To variable drive high power LED's you need variable current output in your case 1A drive.
Be careful the TC420 is for driving LED strips and not high power LED's as used in the hood design above. It's outputs are just pulse width modulated versions of the input voltage ie 12V in gives 12V out pulse width modulated.

To variable drive high power LED's you need variable current output in your case 1A drive.

That's why a say controll the PSU at the 0-10 volt signal port and not the leds.. :)
That's why a say controll the PSU at the 0-10 volt signal port and not the leds.. :)

zozo, I'm not entirely sure what you're suggesting :(

If your main interest is dimming high power leds with an analogue signal, then it looks like the driver in the picture would be fine (looks like it is a constant current driver - so is designed for exactly that:)).

Alternatively, I used Meanwell LDD-1000L drivers - which only accept a PWM signal for dimming - but the LDD-1000H driver will accept a PWM or analog dimming control signal.
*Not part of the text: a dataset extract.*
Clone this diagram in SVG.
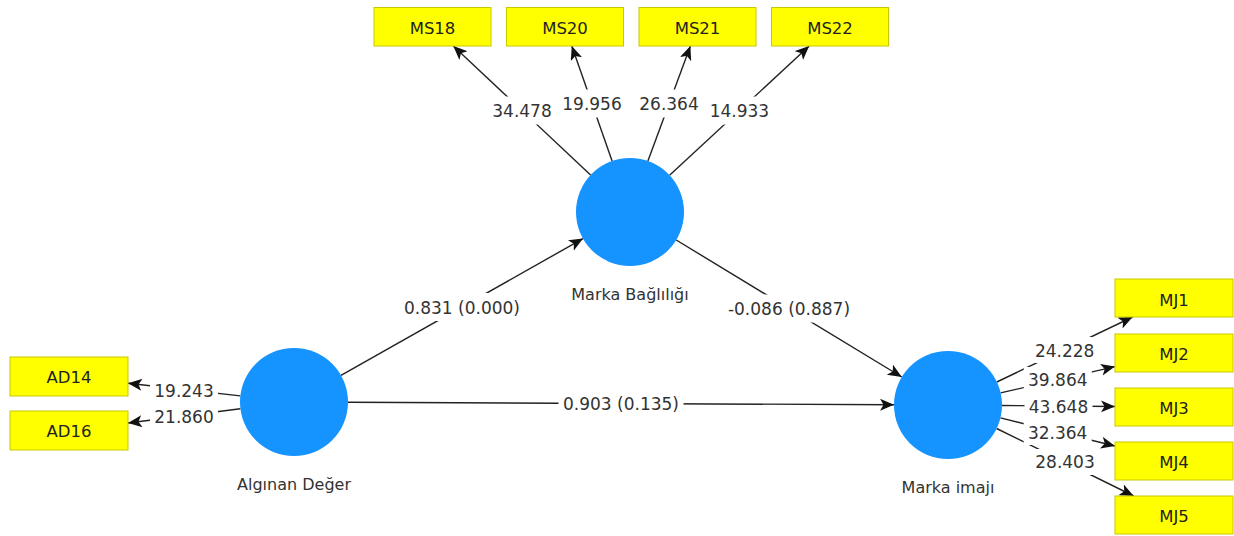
<svg xmlns="http://www.w3.org/2000/svg" width="1234" height="536" viewBox="0 0 1234 536">
<defs>
<marker id="ah" markerUnits="userSpaceOnUse" markerWidth="16" markerHeight="14" refX="14" refY="6" orient="auto">
<path d="M0,0 L14,6 L0,12 L3.5,6 z" fill="#111"/>
</marker>
<style>
.e{stroke:#222;stroke-width:1.4;fill:none;marker-end:url(#ah)}
.bg{fill:#fff}
.lt{font-family:"DejaVu Sans",sans-serif;font-size:17px;fill:#333;text-anchor:middle}
.bx{fill:#ffff00;stroke:#c8c800;stroke-width:1}
.bt{font-family:"DejaVu Sans",sans-serif;font-size:16.5px;fill:#222;text-anchor:middle}
.lv{fill:#1593ff}
.nt{font-family:"DejaVu Sans",sans-serif;font-size:16px;fill:#333;text-anchor:middle}
</style>
</defs>
<rect width="1234" height="536" fill="#fff"/>
<g id="connectors">
<line class="e" x1="590.6" y1="175" x2="453.3" y2="46"/>
<line class="e" x1="612.1" y1="161.1" x2="571.8" y2="46"/>
<line class="e" x1="647.9" y1="161.1" x2="690.4" y2="46"/>
<line class="e" x1="669.6" y1="175.3" x2="809.2" y2="46"/>
<line class="e" x1="240.3" y1="395.9" x2="128" y2="383.2"/>
<line class="e" x1="240.4" y1="408.8" x2="128" y2="423"/>
<line class="e" x1="996.8" y1="382" x2="1132.6" y2="317"/>
<line class="e" x1="1000.6" y1="392.9" x2="1115" y2="366.6"/>
<line class="e" x1="1002" y1="405.5" x2="1115" y2="406.5"/>
<line class="e" x1="1000.4" y1="417.9" x2="1115" y2="446"/>
<line class="e" x1="996.6" y1="428.5" x2="1133.7" y2="496"/>
<line class="e" x1="341" y1="375.4" x2="583" y2="238.6"/>
<line class="e" x1="676.2" y1="240" x2="901.8" y2="377"/>
<line class="e" x1="348" y1="402.2" x2="894" y2="404.8"/>
<g id="edge-labels">
<rect class="bg" x="488" y="96.5" width="68" height="28"/><text class="lt" x="522" y="117">34.478</text>
<rect class="bg" x="558" y="89.5" width="68" height="28"/><text class="lt" x="592" y="110">19.956</text>
<rect class="bg" x="635" y="89.5" width="68" height="28"/><text class="lt" x="669" y="110">26.364</text>
<rect class="bg" x="705.4" y="96.6" width="68" height="28"/><text class="lt" x="739.4" y="117.1">14.933</text>
<rect class="bg" x="150" y="376" width="68" height="27"/><text class="lt" x="184" y="396.5">19.243</text>
<rect class="bg" x="150" y="403" width="68" height="27"/><text class="lt" x="184" y="422.5">21.860</text>
<rect class="bg" x="1030.7" y="337" width="68" height="26"/><text class="lt" x="1064.7" y="356.5">24.228</text>
<rect class="bg" x="1023.8" y="367" width="68" height="26"/><text class="lt" x="1057.8" y="386.2">39.864</text>
<rect class="bg" x="1024.5" y="393" width="68" height="26"/><text class="lt" x="1058.5" y="412.5">43.648</text>
<rect class="bg" x="1023.7" y="419" width="68" height="26"/><text class="lt" x="1057.7" y="438.5">32.364</text>
<rect class="bg" x="1031" y="449" width="68" height="26"/><text class="lt" x="1065" y="468.3">28.403</text>
<rect class="bg" x="399.5" y="293" width="125" height="28"/><text class="lt" x="462" y="313.5">0.831 (0.000)</text>
<rect class="bg" x="723.5" y="294.5" width="131" height="28"/><text class="lt" x="789" y="315">-0.086 (0.887)</text>
<rect class="bg" x="558.5" y="389.5" width="125" height="28"/><text class="lt" x="621" y="410">0.903 (0.135)</text>
</g>
</g>
<g id="marka-baglilgi"><circle class="lv" cx="630" cy="212" r="54"/><text class="nt" x="630" y="300">Marka Bağlılığı</text></g>
<g id="alginan-deger"><circle class="lv" cx="294" cy="402" r="54"/><text class="nt" x="294" y="490">Algınan Değer</text></g>
<g id="marka-imaji"><circle class="lv" cx="948" cy="405" r="54"/><text class="nt" x="948" y="493">Marka imajı</text></g>
<g id="MS18"><rect class="bx" x="374" y="7.5" width="117" height="38.5"/><text class="bt" x="432.5" y="33.5">MS18</text></g>
<g id="MS20"><rect class="bx" x="506.5" y="7.5" width="117" height="38.5"/><text class="bt" x="565" y="33.5">MS20</text></g>
<g id="MS21"><rect class="bx" x="639" y="7.5" width="117" height="38.5"/><text class="bt" x="697.5" y="33.5">MS21</text></g>
<g id="MS22"><rect class="bx" x="771.5" y="7.5" width="117" height="38.5"/><text class="bt" x="830" y="33.5">MS22</text></g>
<g id="AD14"><rect class="bx" x="10" y="357" width="118" height="39"/><text class="bt" x="69" y="383">AD14</text></g>
<g id="AD16"><rect class="bx" x="10" y="411" width="118" height="39"/><text class="bt" x="69" y="437">AD16</text></g>
<g id="MJ1"><rect class="bx" x="1115" y="279" width="118" height="38"/><text class="bt" x="1174" y="305.5">MJ1</text></g>
<g id="MJ2"><rect class="bx" x="1115" y="334" width="118" height="38"/><text class="bt" x="1174" y="360">MJ2</text></g>
<g id="MJ3"><rect class="bx" x="1115" y="388" width="118" height="38"/><text class="bt" x="1174" y="414">MJ3</text></g>
<g id="MJ4"><rect class="bx" x="1115" y="442" width="118" height="38"/><text class="bt" x="1174" y="468">MJ4</text></g>
<g id="MJ5"><rect class="bx" x="1115" y="496" width="118" height="38"/><text class="bt" x="1174" y="522">MJ5</text></g>
</svg>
It dims in the range 0 - 2.5v and I think is a drop in replacement for the LDD-1000L.

regards, Mark
zozo, I'm not entirely sure what you're suggesting :(

If your main interest is dimming high power leds with an analogue signal, then it looks like the driver in the picture would be fine (looks like it is a constant current driver - so is designed for exactly that:)).

regards, Mark

Yup thats exactly what i mean if the these drivers are dimable with a constant DC controller it could be done.. For Example i run my aquarium filter with a DC 12 Volts waterpump. I use a DC 12 volt motor controller to regulate the pump. If i measure the moter controllers output i run my pump now on 6.5 volts at 50% power. I can dim ledstrips with the same motor controller as i use for my pump without any problems, it's doing the same as a led controller it drops the voltage. So obviously i could dim the pump also with a led controler.

If the power suply (driver) is dimable with DC 0-10 volt input signal port then the driver should be als dimable with a dc led or dc motor controller. It's sold as a motor controller if you ask for a motor controller, but it's just a constant steady voltage regulator.

The programmable led controller does the same, it only regulates the constant voltage to dim the strips it puts out about constant 6 volts to dim the strips 50% and about 3 volts to dim them 25%. Then you only have to recalculate what 6 volts or 3 volts does on 0-10 volt signal port on the led driver and so on.

In theory thinking out of the box this should work, but i just dont have a driver like that available now, so i cant test it..
Someone already did it and it works.. Here is the vid (Rob Bor's yt channel).

But it works other way around, if timer controller is 100% output the leds are off, if timer controler is 0% output leds are 100% on.. This by controlling the pwm drivers with the tc420 instead.